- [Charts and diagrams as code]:
## START

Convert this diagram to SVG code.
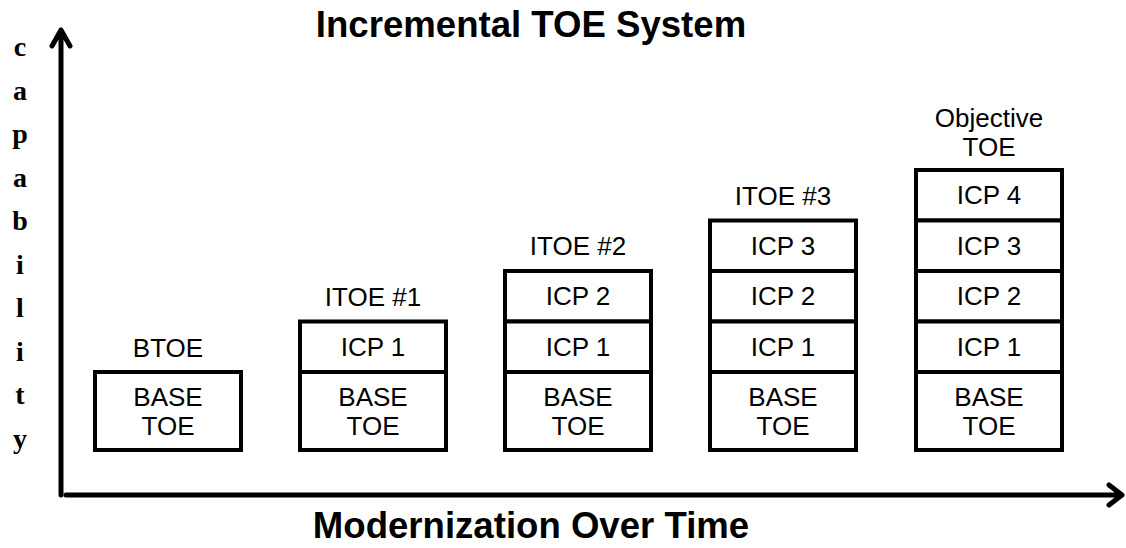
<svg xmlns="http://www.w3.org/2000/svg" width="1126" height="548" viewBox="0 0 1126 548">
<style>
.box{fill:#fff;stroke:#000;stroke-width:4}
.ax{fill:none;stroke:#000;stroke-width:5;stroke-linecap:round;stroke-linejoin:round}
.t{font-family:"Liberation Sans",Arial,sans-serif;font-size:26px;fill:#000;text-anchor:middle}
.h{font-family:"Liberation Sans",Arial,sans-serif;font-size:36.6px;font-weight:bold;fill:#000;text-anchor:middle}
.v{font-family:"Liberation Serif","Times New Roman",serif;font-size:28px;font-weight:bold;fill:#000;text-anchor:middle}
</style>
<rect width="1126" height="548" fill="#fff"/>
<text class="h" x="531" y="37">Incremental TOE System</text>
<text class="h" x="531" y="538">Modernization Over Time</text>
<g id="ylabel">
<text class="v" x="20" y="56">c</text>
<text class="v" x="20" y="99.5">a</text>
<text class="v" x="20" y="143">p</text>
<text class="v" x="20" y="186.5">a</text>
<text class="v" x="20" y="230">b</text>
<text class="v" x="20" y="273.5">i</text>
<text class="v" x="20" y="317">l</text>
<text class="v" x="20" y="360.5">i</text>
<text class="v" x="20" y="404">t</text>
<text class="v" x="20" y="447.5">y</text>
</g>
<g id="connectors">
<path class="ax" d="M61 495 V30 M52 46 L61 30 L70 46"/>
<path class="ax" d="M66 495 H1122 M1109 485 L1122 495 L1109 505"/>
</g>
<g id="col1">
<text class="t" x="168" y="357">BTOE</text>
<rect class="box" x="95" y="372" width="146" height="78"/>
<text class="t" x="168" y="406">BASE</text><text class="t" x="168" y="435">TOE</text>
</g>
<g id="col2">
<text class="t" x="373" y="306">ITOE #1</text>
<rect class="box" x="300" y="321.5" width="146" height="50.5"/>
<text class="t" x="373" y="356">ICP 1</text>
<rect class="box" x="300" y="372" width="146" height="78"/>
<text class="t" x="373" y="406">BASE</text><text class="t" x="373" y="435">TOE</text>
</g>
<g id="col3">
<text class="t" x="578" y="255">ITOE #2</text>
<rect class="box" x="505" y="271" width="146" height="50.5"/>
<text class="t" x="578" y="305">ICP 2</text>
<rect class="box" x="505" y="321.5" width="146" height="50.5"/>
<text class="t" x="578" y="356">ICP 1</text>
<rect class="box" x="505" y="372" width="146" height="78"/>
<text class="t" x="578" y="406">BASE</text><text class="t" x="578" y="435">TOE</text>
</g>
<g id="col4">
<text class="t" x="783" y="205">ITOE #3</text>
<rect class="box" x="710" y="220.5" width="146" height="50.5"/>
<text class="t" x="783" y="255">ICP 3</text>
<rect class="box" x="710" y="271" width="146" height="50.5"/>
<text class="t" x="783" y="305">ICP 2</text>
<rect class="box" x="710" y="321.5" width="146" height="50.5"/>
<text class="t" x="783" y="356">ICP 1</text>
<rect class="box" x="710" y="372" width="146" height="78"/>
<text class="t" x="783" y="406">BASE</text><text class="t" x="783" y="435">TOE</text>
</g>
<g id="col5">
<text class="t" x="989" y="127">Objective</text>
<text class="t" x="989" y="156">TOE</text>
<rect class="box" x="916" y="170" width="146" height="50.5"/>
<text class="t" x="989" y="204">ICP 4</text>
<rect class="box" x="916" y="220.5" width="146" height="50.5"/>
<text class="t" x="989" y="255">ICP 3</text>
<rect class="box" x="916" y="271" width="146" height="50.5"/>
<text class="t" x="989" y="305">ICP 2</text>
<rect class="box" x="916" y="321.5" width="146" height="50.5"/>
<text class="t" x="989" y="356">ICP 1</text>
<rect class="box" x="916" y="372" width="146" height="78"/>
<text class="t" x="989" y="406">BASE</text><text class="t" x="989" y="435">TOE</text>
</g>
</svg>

## END
## START

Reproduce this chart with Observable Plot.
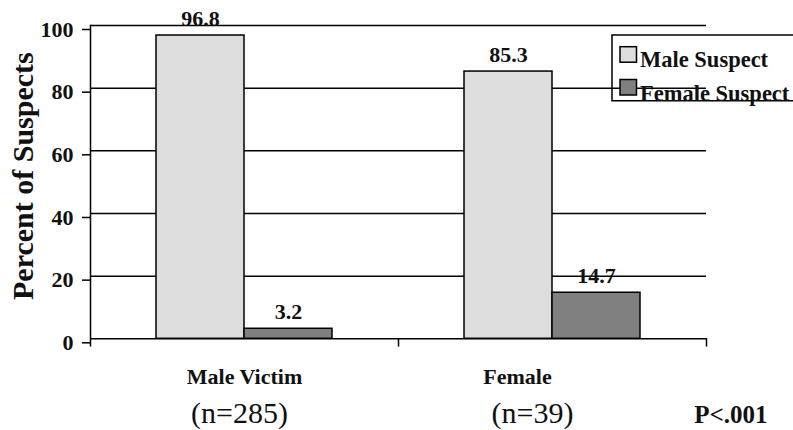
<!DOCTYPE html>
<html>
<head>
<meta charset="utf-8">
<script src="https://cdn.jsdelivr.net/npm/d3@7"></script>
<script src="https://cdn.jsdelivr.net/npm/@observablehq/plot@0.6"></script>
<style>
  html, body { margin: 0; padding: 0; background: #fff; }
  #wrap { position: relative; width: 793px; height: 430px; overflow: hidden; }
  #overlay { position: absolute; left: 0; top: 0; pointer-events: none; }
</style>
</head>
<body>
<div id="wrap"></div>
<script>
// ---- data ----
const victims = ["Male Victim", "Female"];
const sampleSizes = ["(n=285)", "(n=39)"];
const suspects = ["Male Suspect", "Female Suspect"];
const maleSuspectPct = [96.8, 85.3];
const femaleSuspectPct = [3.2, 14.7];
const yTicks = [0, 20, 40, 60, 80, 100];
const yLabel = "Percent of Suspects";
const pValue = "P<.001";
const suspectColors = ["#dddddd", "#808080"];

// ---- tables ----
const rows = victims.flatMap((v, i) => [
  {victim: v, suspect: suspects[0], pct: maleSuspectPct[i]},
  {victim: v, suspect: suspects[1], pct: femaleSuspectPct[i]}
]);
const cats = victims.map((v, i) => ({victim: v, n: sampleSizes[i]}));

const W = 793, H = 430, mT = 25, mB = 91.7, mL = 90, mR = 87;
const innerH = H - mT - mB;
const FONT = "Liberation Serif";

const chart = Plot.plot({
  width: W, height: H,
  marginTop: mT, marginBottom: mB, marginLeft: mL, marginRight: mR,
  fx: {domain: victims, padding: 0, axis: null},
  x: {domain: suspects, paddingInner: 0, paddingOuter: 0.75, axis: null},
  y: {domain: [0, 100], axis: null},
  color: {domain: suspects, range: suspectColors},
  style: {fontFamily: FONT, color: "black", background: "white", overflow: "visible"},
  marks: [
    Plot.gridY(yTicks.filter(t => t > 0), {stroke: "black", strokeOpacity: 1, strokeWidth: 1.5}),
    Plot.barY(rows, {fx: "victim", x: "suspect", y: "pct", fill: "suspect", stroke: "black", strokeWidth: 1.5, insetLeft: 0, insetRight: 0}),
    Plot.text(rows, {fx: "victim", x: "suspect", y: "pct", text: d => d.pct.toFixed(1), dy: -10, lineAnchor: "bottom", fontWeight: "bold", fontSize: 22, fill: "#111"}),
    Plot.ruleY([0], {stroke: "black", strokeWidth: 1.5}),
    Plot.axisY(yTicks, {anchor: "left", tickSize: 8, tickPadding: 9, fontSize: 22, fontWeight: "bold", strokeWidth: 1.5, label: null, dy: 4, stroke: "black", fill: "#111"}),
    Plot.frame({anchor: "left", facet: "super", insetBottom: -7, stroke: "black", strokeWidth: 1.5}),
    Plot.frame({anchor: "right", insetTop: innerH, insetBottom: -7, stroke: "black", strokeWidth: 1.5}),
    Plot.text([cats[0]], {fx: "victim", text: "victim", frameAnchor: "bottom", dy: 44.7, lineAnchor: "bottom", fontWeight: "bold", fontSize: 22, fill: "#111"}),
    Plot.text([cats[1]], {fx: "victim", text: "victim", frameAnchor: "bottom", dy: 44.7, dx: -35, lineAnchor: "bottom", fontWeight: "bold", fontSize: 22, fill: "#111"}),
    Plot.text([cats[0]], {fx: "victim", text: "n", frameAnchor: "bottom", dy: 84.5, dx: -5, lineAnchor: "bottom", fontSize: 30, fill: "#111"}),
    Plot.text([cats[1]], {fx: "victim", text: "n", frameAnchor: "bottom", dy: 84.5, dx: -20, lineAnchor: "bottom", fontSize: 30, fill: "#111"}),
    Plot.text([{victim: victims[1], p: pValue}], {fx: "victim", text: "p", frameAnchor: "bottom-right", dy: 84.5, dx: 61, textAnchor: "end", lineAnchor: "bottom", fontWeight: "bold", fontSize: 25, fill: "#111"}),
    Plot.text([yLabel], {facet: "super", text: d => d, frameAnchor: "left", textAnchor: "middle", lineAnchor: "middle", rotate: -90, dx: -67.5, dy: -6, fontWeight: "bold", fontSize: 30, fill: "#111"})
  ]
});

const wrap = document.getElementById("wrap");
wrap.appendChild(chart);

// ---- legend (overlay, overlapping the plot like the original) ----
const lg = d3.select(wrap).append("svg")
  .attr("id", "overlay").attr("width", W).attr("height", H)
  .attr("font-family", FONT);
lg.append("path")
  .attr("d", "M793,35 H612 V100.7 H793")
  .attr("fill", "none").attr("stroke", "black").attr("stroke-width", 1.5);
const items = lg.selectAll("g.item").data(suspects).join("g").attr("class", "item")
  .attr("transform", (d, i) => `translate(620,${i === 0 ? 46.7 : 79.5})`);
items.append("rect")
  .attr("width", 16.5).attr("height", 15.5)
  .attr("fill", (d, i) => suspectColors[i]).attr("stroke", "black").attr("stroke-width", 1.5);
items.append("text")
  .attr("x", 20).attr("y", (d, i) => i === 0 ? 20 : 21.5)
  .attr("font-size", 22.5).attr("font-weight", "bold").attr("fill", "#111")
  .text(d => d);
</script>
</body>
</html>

## END

- [Goal]: Where a line of the material above holds the string "this", copy that line.

- [Result of the exercise]:
Convert this diagram to SVG code.
Reproduce this chart with Observable Plot.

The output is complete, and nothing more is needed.